Il libro la fa finita con gli alibi ufficiali, intercetta le opposte retoriche conservatrici e progressiste e le smonta. Lo sbarco non rappresenta che il 9% degli arrivi illegali. La ricchezza media che aumenta nei paesi di provenienza implica maggiore possibilità di migrazione da parte dei loro cittadini, di potersi pagare il viaggio, all’opposto del motto aiutiamoli-a-casa-loro. Come europei, come italiani, siamo pronti alla verità di un mondo che nei fatti è già cambiato?
In un ipotetico scenario a sbarchi zero, da qui al 2050 si trasferiranno comunque in Europa 15 milioni di persone dall’Africa. La maggior parte delle quali arriverà in aereo con un visto per ricongiungimento familiare. Senza parlare del fatto che il boom economico dei giganti asiatici – Cina e India su tutti ma anche tutto il Sud-Est – e in prospettiva del Sub-Sahara farà esplodere la classe media del Sud globale nei decenni a venire spingendo sempre più persone a investire nella propria mobilità internazionale, esattamente come fanno oggi i figli dei paesi ad alto reddito. Questa è la realtà. Possiamo decidere di non guardarla e continuare a vivere di nostalgia per i gloriosi tempi andati. Oppure disancorare le nostre narrazioni dai porti sicuri del passato. Le nostre leggi su visti, immigrazione e asilo risalgono agli anni Settanta, la preistoria della mobilità globale, quando la principale preoccupazione della politica era il contenimento delle nascenti minoranze non bianche. Così come le nostre paure di mescolarci con le minoranze non bianche risalgono alle narrazioni coloniali e razziste sul suprematismo. Nel frattempo la realtà è andata avanti. Già oggi il 10% della società europea è figlia dell’immigrazione non bianca. In futuro lo sarà ancora di più fino a quando smetteremo di avere paura di mescolarci perché ci accorgeremo che sarà già accaduto. Soltanto allora il consenso sulla libertà di movimento aumenterà. Perché metà degli europei vivranno la frontiera non più come una protezione bensì come un’inutile barriera burocratica che li separa dai pezzi di famiglia al di là del confine.

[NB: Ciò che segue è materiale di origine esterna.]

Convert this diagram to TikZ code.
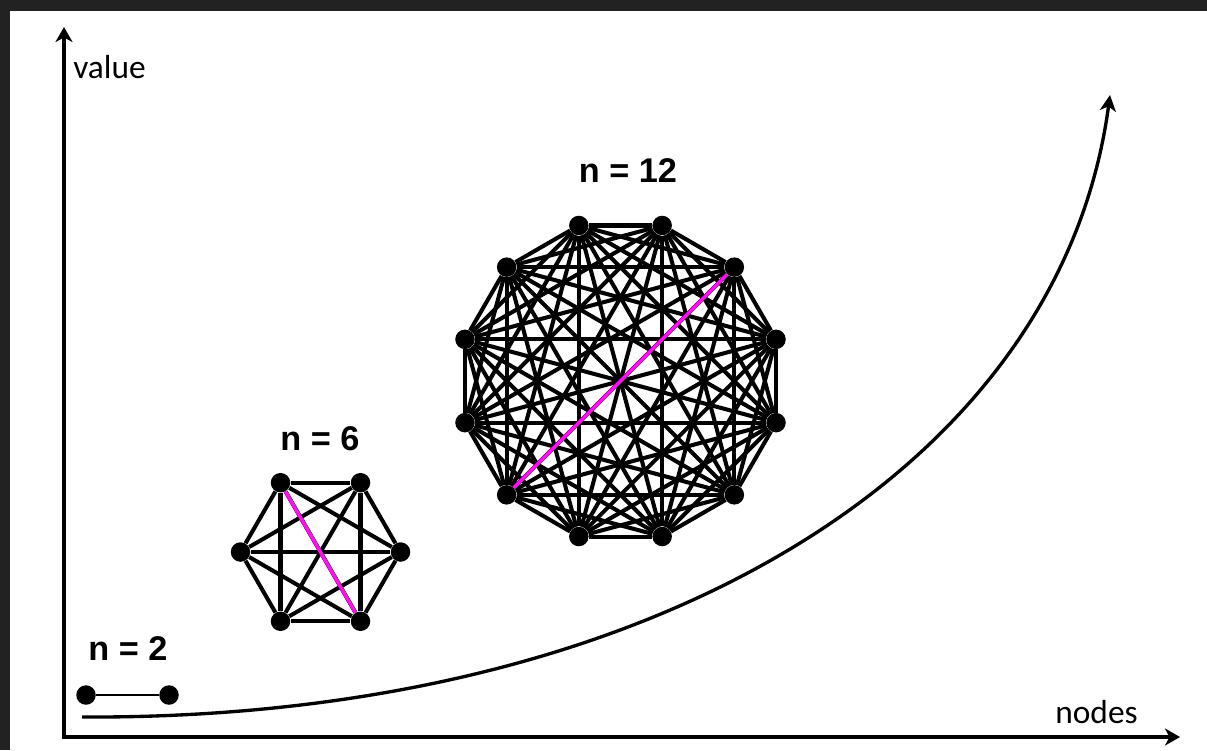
\documentclass[tikz,border=0pt]{standalone}
\usepackage{fontspec}
\setmainfont{Carlito}
\newfontfamily\headfont{Liberation Sans}
\usetikzlibrary{arrows.meta}
\definecolor{frame}{HTML}{222222}
\definecolor{pathpink}{HTML}{FF10F0}

\begin{document}
\begin{tikzpicture}[
		x=0.2mm, y=-0.2mm,
		dot/.style={circle, fill=black, inner sep=0pt, minimum size=3.9mm},
		edge/.style={line width=2.3pt},
		thinedge/.style={line width=1.6pt},
		hilite/.style={line width=2pt, draw=pathpink},
		axis/.style={line width=1.9pt, -{Stealth[length=3mm, width=3.4mm, inset=0.9mm]}},
		curve/.style={line width=1.9pt, -{Stealth[length=3.2mm, width=3.2mm, inset=0.9mm]}},
		axislabel/.style={font=\fontsize{19}{23}\selectfont, inner sep=0pt, anchor=base west},
		title/.style={font=\headfont\bfseries\fontsize{19.5}{23}\selectfont, inner sep=0pt},
	]
	% canvas and dark frame
	\useasboundingbox (0,0) rectangle (1207,750);
	\fill[white] (0,0) rectangle (1207,750);
	\fill[frame] (0,0) rectangle (1207,11);
	\fill[frame] (0,0) rectangle (10,750);

	% axes
	\coordinate (origin) at (64,737);
	\coordinate (ytop)   at (64,27);
	\coordinate (xend)   at (1180,737);
	\draw[axis] (64,739) -- (ytop);
	\draw[axis] (62,737) -- (xend);
	\node[axislabel] (yl) at (73,78)   {value};
	\node[axislabel] (xl) at (1055,723) {nodes};

	% growth curve
	\coordinate (cstart) at (82,717);
	\coordinate (cend)   at (1110,95);
	\draw[curve] (cstart) .. controls (650,720) and (1060,470) .. (cend);

	% n = 2
	\node[title] (l2) at (128,649) {n = 2};
	\node[dot] (p1) at (86,695) {};
	\node[dot] (p2) at (169,695) {};
	\draw[thinedge] (p1) -- (p2);

	% n = 6
	\node[title] (l6) at (320,439) {n = 6};
	\foreach \k in {0,...,5}
		\path (320.5,552) ++(60*\k:80) node[dot] (h\k) {};
	\foreach \i in {0,...,4} {
		\pgfmathtruncatemacro\nxt{\i+1}
		\foreach \j in {\nxt,...,5}
			\draw[edge] (h\i) -- (h\j);
	}
	\draw[hilite] (h4) -- (h1);

	% n = 12
	\node[title] (l12) at (628,171) {n = 12};
	\foreach \k in {0,...,11}
		\path (620.5,381) ++(15+30*\k:161) node[dot] (t\k) {};
	\foreach \i in {0,...,10} {
		\pgfmathtruncatemacro\nxt{\i+1}
		\foreach \j in {\nxt,...,11}
			\draw[edge] (t\i) -- (t\j);
	}
	\draw[hilite] (t4) -- (t10);
\end{tikzpicture}
\end{document}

Ida Siekmann, infermiera, 59 anni; Gunther Liftin, sarto, 24 anni. È il 1961. Sono le “prime due vittime dell’immigrazione clandestina di Europa”, morte nel tentativo di oltrepassare il Muro di Berlino. Quale credi sia l’ultimo muro o confine che dovrà cadere perché smettano di esserci vittime del divieto di movimento?
I muri più difficili da abbattere sono quelli del nostro immaginario. Le frontiere geografiche, per quanto sia diventato pericoloso e costoso attraversarle, di fatto sono già aperte. La sola funzione dei dispositivi di controllo al confine è simbolica. Sbarchi, respingimenti e rimpatri ci raccontano chi sono gli altri. E di conseguenza chi siamo noi. E quella distinzione razziale, religiosa e classista tra il noi e il loro ci accompagna in ogni dove. Dai cancelli delle scuole ai locali della movida. Scritta sulla pelle scura dei corpi migranti. Sulla linea del velo. O più banalmente sugli abiti vecchi della miseria. Decostruire la narrazione della frontiera nella propria testa è la cosa più difficile e al tempo stesso più liberatoria che ciascuno di noi possa fare. Per iniziare basta porsi in ascolto, procurare un incontro, allargare le proprie compagnie, viaggiare, anche solo in un libro o in un disco, fare l’amore. Barriere e rotoli di filo spinato cadranno di conseguenza.